Rochelle Long is an advocate for more African Americans being involved in research. African Americans account for 20% of Alzheimer’s patients in the U.S. yet represent well under 10% of research volunteers. “Drugs that work for white men may not work as well for black women,” Rochelle says. “More of us in the African American community need to be involved in research to determine the reasons for that.” Rochelle’s involvement with Alzheimer’s clinical trials spans 17 years at the Brain Health and Memory Center in the Neurological Institute at University Hospitals Cleveland Medical Center. She has been a volunteer or study partner in seven trials and is a member of the University Hospitals Minority Outreach Board, encouraging African Americans to get involved. GAP is honoring Rochelle with the Citizen Scientist Cornerstone Award.

Richard Apple was the primary caregiver for his uncle and his mother, both of whom died from Alzheimer’s, an experience that inspired him to join research at Great Lakes Clinical Trialsin Chicago, IL. “Caring for my family members taught me how little the health system knows about caring for individuals with dementia,” Apple says. “If I happen to be in a study that’s successful, I’ll be in on the ground floor of the treatment. It would be very positive to postpone or avoid what I went through with my family.” Richard knows that as someone with a family history of Alzheimer’s, he is at greater risk for the disease. Participating in clinical trials not only give him the opportunity to receive regular memory screens for assessment, but also ensures there is a team paying close attention to his cognitive health. He is the inaugural Citizen Scientist Champion Award honoree.

Barbara (Barb) Silva embodies the importance of community brain health advocacy. “I love teaching sequential thinking,” the Citizen Scientist Catalyst Award honoree says. “It’s done wonders for my health.” Barb hopes that more people will consider brain health an important part of their overall health, since Alzheimer’s can begin in the brain up to 20 years before symptoms arise. Even after she received an Alzheimer’s diagnosis from Dr. Brian Ott at Rhode Island Hospitalin Providence, RI, she continued to teach her aerobics class and participate in the Mega-Memory Class that she co-founded in 1997 with her business and research study partner Elaine Sewatsky.

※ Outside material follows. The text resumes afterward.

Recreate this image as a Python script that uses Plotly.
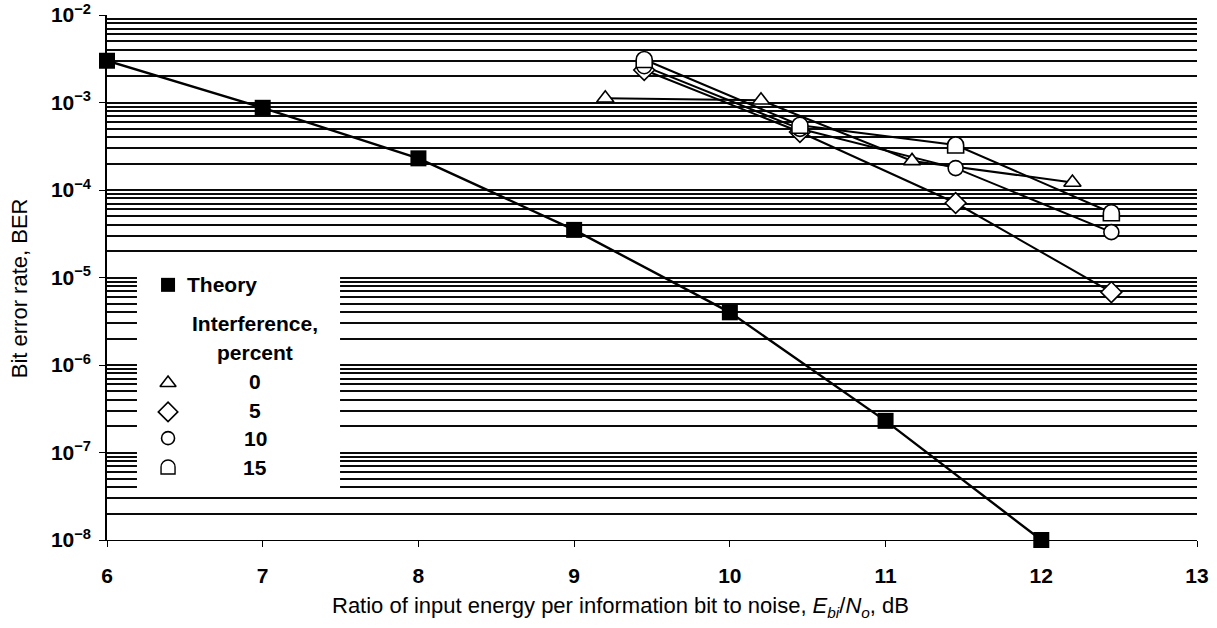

Beyond giving national recognition to the Citizen Scientists who make their trials possible, GAP has partnered with each of the three honorees’ research centers to accelerate innovative approaches to the Alzheimer’s public health challenge:

UH Cleveland Medical Center received support from GAP earlier this year to advance its effort to recruit and provide neurology services for African Americans, who are twice as likely to have Alzheimer’s but are underrepresented in research. The money is going towards the launch of a new neurology clinic at the Otis Moss, Jr. Health Center in one of Cleveland’s most heavily populated African American—and underserved—neighborhoods. The clinic will open early next year.

Rhode Island Hospital worked closely with GAP and Rhode Island Lieutenant Governor Daniel McKee to implement the Alzheimer’s State Plan, a bold set of recommendations aimed at improving support and services for Rhode Islanders affected by Alzheimer’s and other dementias. The Lieutenant Governor honored Barb and other research volunteers at a ceremony at the Rhode Island State House in June. GAP also provided support to aid recruitment in clinical trials.

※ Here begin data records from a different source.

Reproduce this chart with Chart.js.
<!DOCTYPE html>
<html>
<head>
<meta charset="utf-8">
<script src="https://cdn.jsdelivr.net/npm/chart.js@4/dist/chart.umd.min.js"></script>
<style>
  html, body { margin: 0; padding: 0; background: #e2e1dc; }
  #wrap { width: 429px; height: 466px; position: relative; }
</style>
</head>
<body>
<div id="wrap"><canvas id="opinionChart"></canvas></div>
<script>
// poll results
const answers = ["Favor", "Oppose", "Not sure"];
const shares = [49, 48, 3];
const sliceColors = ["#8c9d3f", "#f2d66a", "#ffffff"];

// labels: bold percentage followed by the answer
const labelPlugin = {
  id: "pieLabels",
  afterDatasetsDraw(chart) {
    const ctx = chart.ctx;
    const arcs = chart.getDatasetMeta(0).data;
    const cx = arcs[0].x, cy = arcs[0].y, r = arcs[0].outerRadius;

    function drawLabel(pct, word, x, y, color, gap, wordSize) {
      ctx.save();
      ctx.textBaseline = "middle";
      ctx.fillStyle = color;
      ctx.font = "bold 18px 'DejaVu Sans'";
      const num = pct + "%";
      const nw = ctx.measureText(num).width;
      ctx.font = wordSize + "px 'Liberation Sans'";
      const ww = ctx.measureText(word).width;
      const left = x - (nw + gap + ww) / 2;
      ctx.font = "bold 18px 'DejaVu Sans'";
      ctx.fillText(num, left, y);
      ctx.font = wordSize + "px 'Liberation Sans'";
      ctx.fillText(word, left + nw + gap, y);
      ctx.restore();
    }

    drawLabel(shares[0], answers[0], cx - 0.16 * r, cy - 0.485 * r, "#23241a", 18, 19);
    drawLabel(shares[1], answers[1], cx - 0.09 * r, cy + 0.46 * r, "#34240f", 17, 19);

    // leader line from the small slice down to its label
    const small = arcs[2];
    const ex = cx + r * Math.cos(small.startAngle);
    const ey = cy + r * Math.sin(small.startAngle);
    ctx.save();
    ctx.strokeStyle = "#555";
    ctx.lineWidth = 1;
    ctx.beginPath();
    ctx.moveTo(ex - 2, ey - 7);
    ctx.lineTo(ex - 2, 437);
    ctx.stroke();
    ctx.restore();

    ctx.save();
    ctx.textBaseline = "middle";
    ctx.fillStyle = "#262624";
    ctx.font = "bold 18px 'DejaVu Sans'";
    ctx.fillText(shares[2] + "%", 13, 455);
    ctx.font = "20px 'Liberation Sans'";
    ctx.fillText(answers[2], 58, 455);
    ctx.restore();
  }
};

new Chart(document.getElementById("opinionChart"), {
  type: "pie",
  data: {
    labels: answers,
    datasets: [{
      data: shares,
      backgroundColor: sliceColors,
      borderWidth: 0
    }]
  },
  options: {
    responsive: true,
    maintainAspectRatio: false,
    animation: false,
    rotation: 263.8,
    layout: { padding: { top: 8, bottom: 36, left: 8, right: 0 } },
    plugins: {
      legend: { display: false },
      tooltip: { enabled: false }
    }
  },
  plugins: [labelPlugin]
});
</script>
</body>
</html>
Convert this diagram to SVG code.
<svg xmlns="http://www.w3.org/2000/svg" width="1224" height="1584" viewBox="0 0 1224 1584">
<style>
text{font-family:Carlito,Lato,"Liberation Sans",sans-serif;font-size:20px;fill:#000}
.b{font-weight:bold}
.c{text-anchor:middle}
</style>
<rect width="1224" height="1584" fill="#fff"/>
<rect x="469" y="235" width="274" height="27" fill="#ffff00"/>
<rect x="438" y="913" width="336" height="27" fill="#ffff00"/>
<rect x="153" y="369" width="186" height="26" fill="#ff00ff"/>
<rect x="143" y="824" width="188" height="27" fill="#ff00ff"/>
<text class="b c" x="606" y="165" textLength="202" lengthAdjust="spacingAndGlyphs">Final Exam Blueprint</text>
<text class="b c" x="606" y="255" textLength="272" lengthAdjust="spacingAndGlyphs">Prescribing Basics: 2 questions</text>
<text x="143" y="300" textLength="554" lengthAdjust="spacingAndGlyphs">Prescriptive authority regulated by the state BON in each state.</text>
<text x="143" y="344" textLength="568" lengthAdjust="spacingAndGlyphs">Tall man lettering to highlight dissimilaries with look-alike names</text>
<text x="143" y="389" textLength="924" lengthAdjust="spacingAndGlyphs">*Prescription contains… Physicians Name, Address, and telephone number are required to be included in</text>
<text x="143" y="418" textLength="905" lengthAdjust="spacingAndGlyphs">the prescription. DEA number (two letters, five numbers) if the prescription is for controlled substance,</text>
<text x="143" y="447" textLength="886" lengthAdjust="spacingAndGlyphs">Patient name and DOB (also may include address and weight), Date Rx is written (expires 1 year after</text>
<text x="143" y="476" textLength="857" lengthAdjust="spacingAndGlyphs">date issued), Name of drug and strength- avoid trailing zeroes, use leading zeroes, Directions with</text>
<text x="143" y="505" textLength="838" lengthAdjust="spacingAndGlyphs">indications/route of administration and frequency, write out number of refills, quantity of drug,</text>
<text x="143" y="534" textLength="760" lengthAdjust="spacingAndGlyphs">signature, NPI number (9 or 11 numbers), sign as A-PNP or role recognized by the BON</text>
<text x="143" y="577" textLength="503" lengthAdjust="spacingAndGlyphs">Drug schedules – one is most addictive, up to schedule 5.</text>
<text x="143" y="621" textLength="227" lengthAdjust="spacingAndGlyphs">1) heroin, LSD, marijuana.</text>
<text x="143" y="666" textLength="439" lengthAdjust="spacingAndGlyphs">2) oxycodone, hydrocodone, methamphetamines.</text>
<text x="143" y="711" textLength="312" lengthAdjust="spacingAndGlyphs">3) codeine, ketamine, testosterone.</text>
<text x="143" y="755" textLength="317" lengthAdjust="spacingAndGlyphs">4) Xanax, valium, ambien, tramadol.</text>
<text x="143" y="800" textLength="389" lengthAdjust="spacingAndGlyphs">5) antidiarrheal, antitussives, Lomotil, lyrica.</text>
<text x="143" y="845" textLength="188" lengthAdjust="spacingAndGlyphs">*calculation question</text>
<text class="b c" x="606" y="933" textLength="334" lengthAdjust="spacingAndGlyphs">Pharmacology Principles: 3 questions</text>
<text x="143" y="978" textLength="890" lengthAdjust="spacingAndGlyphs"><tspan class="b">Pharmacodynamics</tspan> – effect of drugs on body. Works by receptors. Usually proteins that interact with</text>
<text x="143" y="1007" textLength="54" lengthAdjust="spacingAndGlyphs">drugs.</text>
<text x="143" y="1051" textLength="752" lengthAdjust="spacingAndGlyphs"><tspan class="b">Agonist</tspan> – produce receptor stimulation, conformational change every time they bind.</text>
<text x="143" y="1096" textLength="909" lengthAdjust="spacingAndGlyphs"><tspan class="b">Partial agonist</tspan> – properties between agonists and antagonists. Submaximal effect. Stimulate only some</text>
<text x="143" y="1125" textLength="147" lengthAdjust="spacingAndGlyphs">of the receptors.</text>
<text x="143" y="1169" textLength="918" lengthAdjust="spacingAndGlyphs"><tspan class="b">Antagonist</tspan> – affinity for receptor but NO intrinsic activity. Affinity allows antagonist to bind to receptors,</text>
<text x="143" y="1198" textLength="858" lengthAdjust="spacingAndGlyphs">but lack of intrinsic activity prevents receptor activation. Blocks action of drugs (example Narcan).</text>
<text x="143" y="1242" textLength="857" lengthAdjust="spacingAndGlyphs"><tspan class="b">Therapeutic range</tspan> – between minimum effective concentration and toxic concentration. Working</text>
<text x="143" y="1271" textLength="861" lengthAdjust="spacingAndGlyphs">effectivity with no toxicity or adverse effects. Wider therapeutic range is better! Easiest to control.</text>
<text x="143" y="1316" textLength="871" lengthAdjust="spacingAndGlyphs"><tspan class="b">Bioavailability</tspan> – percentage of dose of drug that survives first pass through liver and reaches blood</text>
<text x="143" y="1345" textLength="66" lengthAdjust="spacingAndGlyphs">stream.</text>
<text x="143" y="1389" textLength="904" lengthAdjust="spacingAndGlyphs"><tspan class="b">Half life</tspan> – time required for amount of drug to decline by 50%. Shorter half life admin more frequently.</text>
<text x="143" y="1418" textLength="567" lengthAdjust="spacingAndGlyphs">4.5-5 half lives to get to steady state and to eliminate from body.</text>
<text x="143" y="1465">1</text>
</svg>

Great Lakes Clinical Trials has made GAP’s Acti-v8 Your Brain program an essential component of its patient education. Acti-v8 Your Brain is centered around eight pillars of brain health—including exercise, maintaining social connections, and eating a healthy diet—which can stave off cognitive decline and reduce the risk of dementia. Until a cure is found, lifestyle interventions are the best approach to reduce the effect of Alzheimer’s disease on public health as a whole.

The National Citizen Scientist Awards are supported by Janssen Research & Development, LLC and the Vradenburg Foundation.